§ **Your instructions**
Set aside the pictures and output only the lines from the one containing "Generate a component" up to and including the one containing "import * as".

-- BEGIN Records shown --

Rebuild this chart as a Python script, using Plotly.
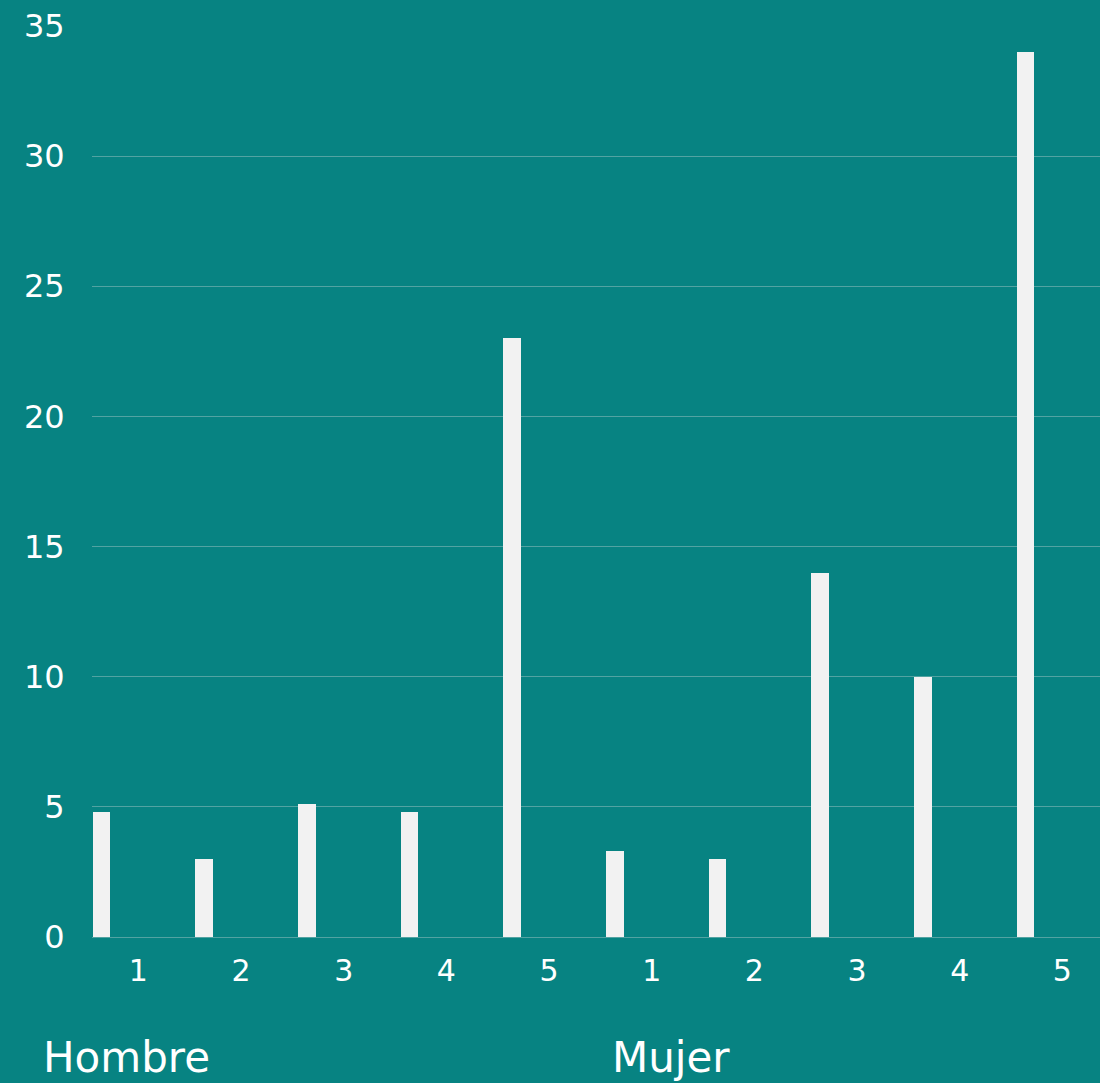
import plotly.graph_objects as go

# Survey ratings by gender: five rating levels for each group
groups = ["Hombre", "Mujer"]
ratings = ["1", "2", "3", "4", "5"]
values = [4.8, 3, 5.1, 4.8, 23, 3.3, 3, 14, 10, 34]
y_ticks = [0, 5, 10, 15, 20, 25, 30, 35]

bg = "#078382"
bar_color = "#F2F2F2"
grid_color = "#52A3A2"
font_family = "DejaVu Sans, sans-serif"

positions = list(range(len(groups) * len(ratings)))
tick_text = ratings * len(groups)

fig = go.Figure()
fig.add_trace(go.Bar(
    x=positions,
    y=values,
    width=0.17,
    offset=-0.445,
    marker=dict(color=bar_color, line=dict(width=0)),
    showlegend=False,
    hoverinfo="y",
))

fig.update_layout(
    width=1100,
    height=1083,
    paper_bgcolor=bg,
    plot_bgcolor=bg,
    margin=dict(l=92, r=0, t=26, b=146),
    font=dict(family=font_family, color="white"),
    bargap=0,
)

fig.update_xaxes(
    range=[-0.452, 9.366],
    tickmode="array",
    tickvals=positions,
    ticktext=tick_text,
    tickfont=dict(size=30, color="white"),
    ticks="outside",
    ticklen=7,
    tickcolor="rgba(0,0,0,0)",
    showgrid=False,
    showline=True,
    linecolor=grid_color,
    linewidth=1,
    zeroline=False,
)

fig.update_yaxes(
    range=[0, 35],
    tickmode="array",
    tickvals=y_ticks,
    ticktext=[str(v) for v in y_ticks],
    tickfont=dict(size=32, color="white"),
    ticks="outside",
    ticklen=20,
    tickcolor="rgba(0,0,0,0)",
    showgrid=True,
    gridcolor=grid_color,
    gridwidth=1,
    zeroline=False,
    showline=False,
)

# Group labels under the rating ticks
group_x = [-0.0506, 0.5139]
for name, gx in zip(groups, group_x):
    fig.add_annotation(
        text=name,
        xref="paper", yref="paper",
        x=gx, y=-0.1325,
        xanchor="left", yanchor="middle",
        showarrow=False,
        font=dict(size=42, color="white", family=font_family),
    )

fig.write_html("out.html")
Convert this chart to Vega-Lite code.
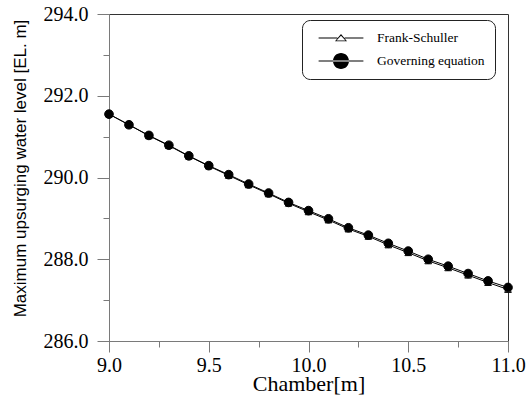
{
  "$schema": "https://vega.github.io/schema/vega-lite/v6.json",
  "width": 399,
  "height": 327,
  "autosize": {"type": "none"},
  "padding": {"left": 109, "top": 14, "right": 21, "bottom": 60},
  "background": "white",
  "config": {
    "font": "Liberation Serif",
    "view": {"stroke": "#333333", "strokeWidth": 1},
    "axis": {
      "grid": false,
      "domainColor": "#7a7a7a",
      "tickColor": "#7a7a7a",
      "labelColor": "black",
      "titleColor": "black",
      "labelFont": "Liberation Serif",
      "titleFont": "Liberation Serif"
    }
  },
  "data": {
    "values": [
      {"chamber": 9.0, "series": "Frank-Schuller", "level": 291.55},
      {"chamber": 9.1, "series": "Frank-Schuller", "level": 291.29},
      {"chamber": 9.2, "series": "Frank-Schuller", "level": 291.02},
      {"chamber": 9.3, "series": "Frank-Schuller", "level": 290.78},
      {"chamber": 9.4, "series": "Frank-Schuller", "level": 290.52},
      {"chamber": 9.5, "series": "Frank-Schuller", "level": 290.28},
      {"chamber": 9.6, "series": "Frank-Schuller", "level": 290.05},
      {"chamber": 9.7, "series": "Frank-Schuller", "level": 289.82},
      {"chamber": 9.8, "series": "Frank-Schuller", "level": 289.60},
      {"chamber": 9.9, "series": "Frank-Schuller", "level": 289.37},
      {"chamber": 10.0, "series": "Frank-Schuller", "level": 289.16},
      {"chamber": 10.1, "series": "Frank-Schuller", "level": 288.96},
      {"chamber": 10.2, "series": "Frank-Schuller", "level": 288.74},
      {"chamber": 10.3, "series": "Frank-Schuller", "level": 288.56},
      {"chamber": 10.4, "series": "Frank-Schuller", "level": 288.35},
      {"chamber": 10.5, "series": "Frank-Schuller", "level": 288.16},
      {"chamber": 10.6, "series": "Frank-Schuller", "level": 287.96},
      {"chamber": 10.7, "series": "Frank-Schuller", "level": 287.79},
      {"chamber": 10.8, "series": "Frank-Schuller", "level": 287.61},
      {"chamber": 10.9, "series": "Frank-Schuller", "level": 287.43},
      {"chamber": 11.0, "series": "Frank-Schuller", "level": 287.26},
      {"chamber": 9.0, "series": "Governing equation", "level": 291.55},
      {"chamber": 9.1, "series": "Governing equation", "level": 291.29},
      {"chamber": 9.2, "series": "Governing equation", "level": 291.03},
      {"chamber": 9.3, "series": "Governing equation", "level": 290.79},
      {"chamber": 9.4, "series": "Governing equation", "level": 290.53},
      {"chamber": 9.5, "series": "Governing equation", "level": 290.29},
      {"chamber": 9.6, "series": "Governing equation", "level": 290.07},
      {"chamber": 9.7, "series": "Governing equation", "level": 289.84},
      {"chamber": 9.8, "series": "Governing equation", "level": 289.62},
      {"chamber": 9.9, "series": "Governing equation", "level": 289.39},
      {"chamber": 10.0, "series": "Governing equation", "level": 289.19},
      {"chamber": 10.1, "series": "Governing equation", "level": 288.99},
      {"chamber": 10.2, "series": "Governing equation", "level": 288.77},
      {"chamber": 10.3, "series": "Governing equation", "level": 288.59},
      {"chamber": 10.4, "series": "Governing equation", "level": 288.39},
      {"chamber": 10.5, "series": "Governing equation", "level": 288.20},
      {"chamber": 10.6, "series": "Governing equation", "level": 288.00},
      {"chamber": 10.7, "series": "Governing equation", "level": 287.83},
      {"chamber": 10.8, "series": "Governing equation", "level": 287.65},
      {"chamber": 10.9, "series": "Governing equation", "level": 287.47},
      {"chamber": 11.0, "series": "Governing equation", "level": 287.31}
    ]
  },
  "encoding": {
    "x": {
      "field": "chamber",
      "type": "quantitative",
      "scale": {"domain": [9, 11], "nice": false, "zero": false},
      "axis": {
        "title": "Chamber[m]",
        "titleFontSize": 22,
        "titleFontWeight": "normal",
        "titleBaseline": "alphabetic",
        "titleY": 49,
        "values": [9, 9.25, 9.5, 9.75, 10, 10.25, 10.5, 10.75, 11],
        "labelExpr": "(datum.value * 4) % 2 == 0 ? format(datum.value, '.1f') : ''",
        "labelFontSize": 20,
        "labelPadding": 3,
        "labelFlush": false,
        "labelOverlap": false,
        "tickSize": {"condition": {"test": "(datum.value * 4) % 2 == 0", "value": 11}, "value": 6}
      }
    },
    "y": {
      "field": "level",
      "type": "quantitative",
      "scale": {"domain": [286, 294], "nice": false, "zero": false},
      "axis": {
        "title": "Maximum upsurging water level [EL. m]",
        "titleFont": "Liberation Sans",
        "titleFontSize": 17,
        "titleFontWeight": "normal",
        "titleAngle": 270,
        "titleBaseline": "alphabetic",
        "titleAlign": "center",
        "titleX": -84,
        "titleY": 154,
        "values": [286, 287, 288, 289, 290, 291, 292, 293, 294],
        "labelExpr": "datum.value % 2 == 0 ? format(datum.value, '.1f') : ''",
        "labelFontSize": 20,
        "labelPadding": 9,
        "labelFlush": false,
        "labelOverlap": false,
        "tickSize": {"condition": {"test": "datum.value % 2 == 0", "value": 12}, "value": 6}
      }
    }
  },
  "layer": [
    {
      "mark": {"type": "line", "color": "black", "strokeWidth": 1},
      "encoding": {"detail": {"field": "series", "type": "nominal"}}
    },
    {
      "mark": {"type": "point", "filled": true, "opacity": 1, "stroke": "black", "strokeWidth": 1},
      "encoding": {
        "shape": {
          "field": "series",
          "type": "nominal",
          "scale": {"domain": ["Frank-Schuller", "Governing equation"], "range": ["triangle-up", "circle"]},
          "legend": null
        },
        "fill": {
          "field": "series",
          "type": "nominal",
          "scale": {"domain": ["Frank-Schuller", "Governing equation"], "range": ["white", "black"]},
          "legend": null
        },
        "size": {
          "condition": {"test": "datum.series === 'Frank-Schuller'", "value": 45},
          "value": 75
        }
      }
    },
    {
      "mark": {"type": "point", "filled": true, "fill": "black", "opacity": 0, "size": 256},
      "encoding": {
        "shape": {
          "field": "series",
          "type": "nominal",
          "scale": {
            "domain": ["Frank-Schuller", "Governing equation"],
            "range": [
              "M-2.8,-0.0625H-0.45V0.0625H-2.8ZM0.45,-0.0625H2.8V0.0625H0.45ZM0,-0.5L0.75,0.4L-0.75,0.4ZM0,-0.29L-0.56,0.32L0.56,0.32Z",
              "M-2.8,-0.0625H2.8V0.0625H-2.8ZM1,0A1,1,0,1,0,-1,0A1,1,0,1,0,1,0Z"
            ]
          },
          "legend": {
            "title": null,
            "orient": "none",
            "legendX": 193,
            "legendY": 6,
            "strokeColor": "#222222",
            "fillColor": "white",
            "cornerRadius": 8,
            "padding": 10,
            "rowPadding": 8,
            "symbolSize": 256,
            "symbolOpacity": 1,
            "symbolFillColor": "black",
            "symbolStrokeWidth": 0,
            "symbolOffset": 21,
            "labelFont": "Liberation Serif",
            "labelFontSize": 13.5,
            "labelColor": "black",
            "labelOffset": 28
          }
        }
      }
    }
  ],
  "resolve": {"scale": {"shape": "independent"}}
}
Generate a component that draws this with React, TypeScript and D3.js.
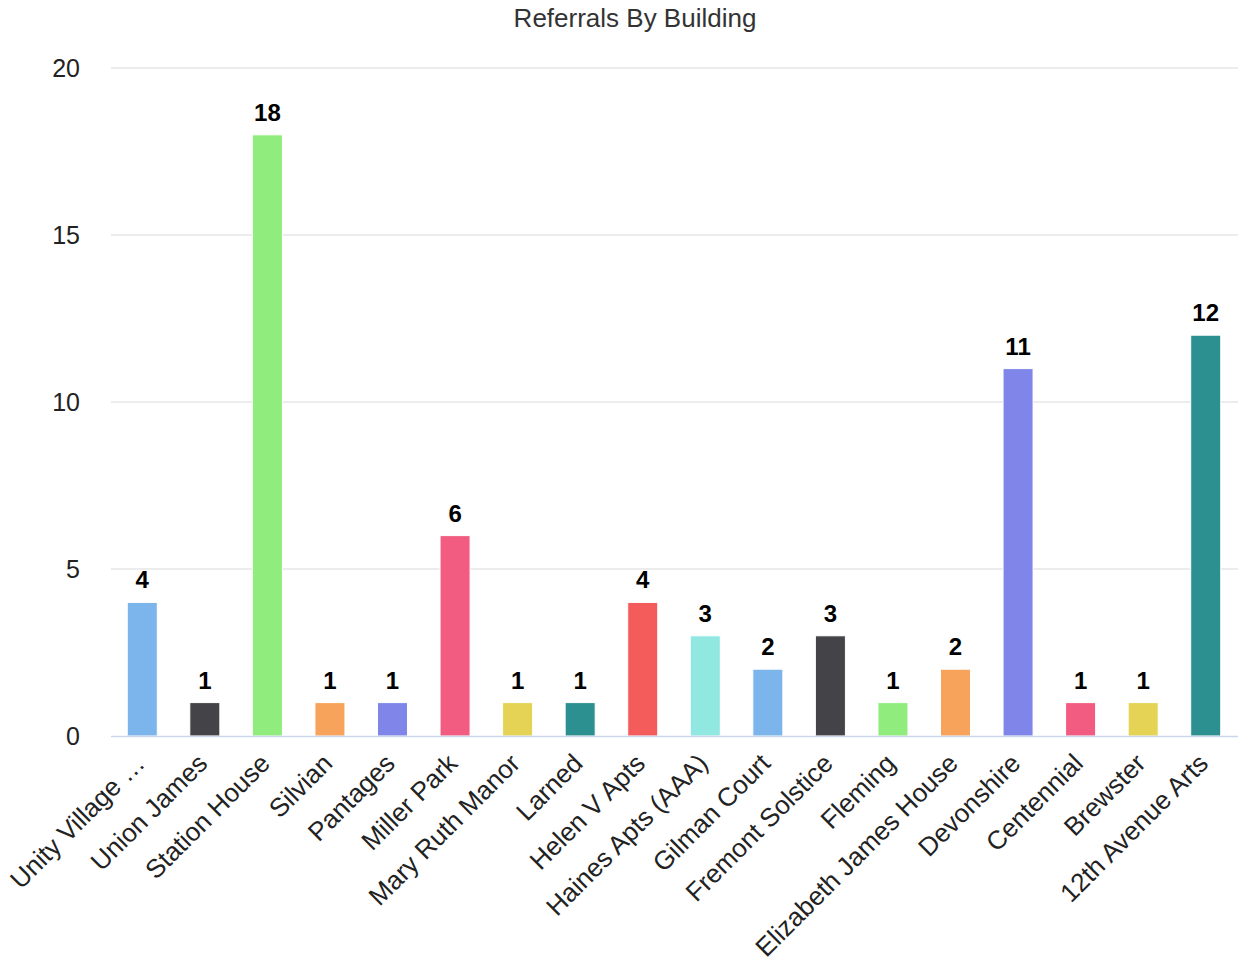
import React from "react";
import * as d3 from "d3";

const categories = [
  "Unity Village …",
  "Union James",
  "Station House",
  "Silvian",
  "Pantages",
  "Miller Park",
  "Mary Ruth Manor",
  "Larned",
  "Helen V Apts",
  "Haines Apts (AAA)",
  "Gilman Court",
  "Fremont Solstice",
  "Fleming",
  "Elizabeth James House",
  "Devonshire",
  "Centennial",
  "Brewster",
  "12th Avenue Arts",
];
const values = [4, 1, 18, 1, 1, 6, 1, 1, 4, 3, 2, 3, 1, 2, 11, 1, 1, 12];
const palette = [
  "#7cb5ec", "#434348", "#90ed7d", "#f7a35c", "#8085e9",
  "#f15c80", "#e4d354", "#2b908f", "#f45b5b", "#91e8e1",
];
const yTicks = [0, 5, 10, 15, 20];
const title = "Referrals By Building";

const W = 1238;
const H = 963;
const FONT = "'Liberation Sans', Arial, sans-serif";

export default function App() {
  const x = d3
    .scaleBand<string>()
    .domain(categories)
    .range([111, 1237])
    .paddingInner(0.52)
    .paddingOuter(0.26);
  const y = d3.scaleLinear().domain([0, 20]).range([736, 68]);

  return (
    <svg
      width={W}
      height={H}
      style={{ position: "absolute", left: 0, top: 0, background: "#fff" }}
      fontFamily={FONT}
    >
      <text x={635} y={27} textAnchor="middle" fontSize={26} fill="#333">
        {title}
      </text>
      {yTicks.map((t) => (
        <g key={t}>
          {t !== 0 && (
            <line x1={111} x2={1238} y1={y(t)} y2={y(t)} stroke="#e6e6e6" strokeWidth={1.5} />
          )}
          <text x={80} y={y(t) + 9} textAnchor="end" fontSize={25} fill="#222">
            {t}
          </text>
        </g>
      ))}
      {categories.map((c, i) => (
        <rect
          key={c}
          x={x(c)}
          y={y(values[i])}
          width={x.bandwidth()}
          height={y(0) - y(values[i])}
          fill={palette[i % palette.length]}
          stroke="#fff"
          strokeWidth={1}
        />
      ))}
      <line x1={111} x2={1238} y1={y(0) + 0.5} y2={y(0) + 0.5} stroke="#ccd6eb" strokeWidth={1.5} />
      {categories.map((c, i) => (
        <text
          key={"v" + c}
          x={(x(c) as number) + x.bandwidth() / 2}
          y={y(values[i]) - 14}
          textAnchor="middle"
          fontSize={24}
          fontWeight="bold"
          fill="#000"
        >
          {values[i]}
        </text>
      ))}
      {categories.map((c) => {
        const cx = (x(c) as number) + x.bandwidth() / 2 + 4;
        const cy = 765;
        return (
          <text
            key={"l" + c}
            transform={`translate(${cx},${cy}) rotate(-45)`}
            textAnchor="end"
            fontSize={26}
            fill="#222"
          >
            {c}
          </text>
        );
      })}
    </svg>
  );
}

-- END Records shown --

§ **Task solution**
Generate a component that draws this with React, TypeScript and D3.js.
import React from "react";
import * as d3 from "d3";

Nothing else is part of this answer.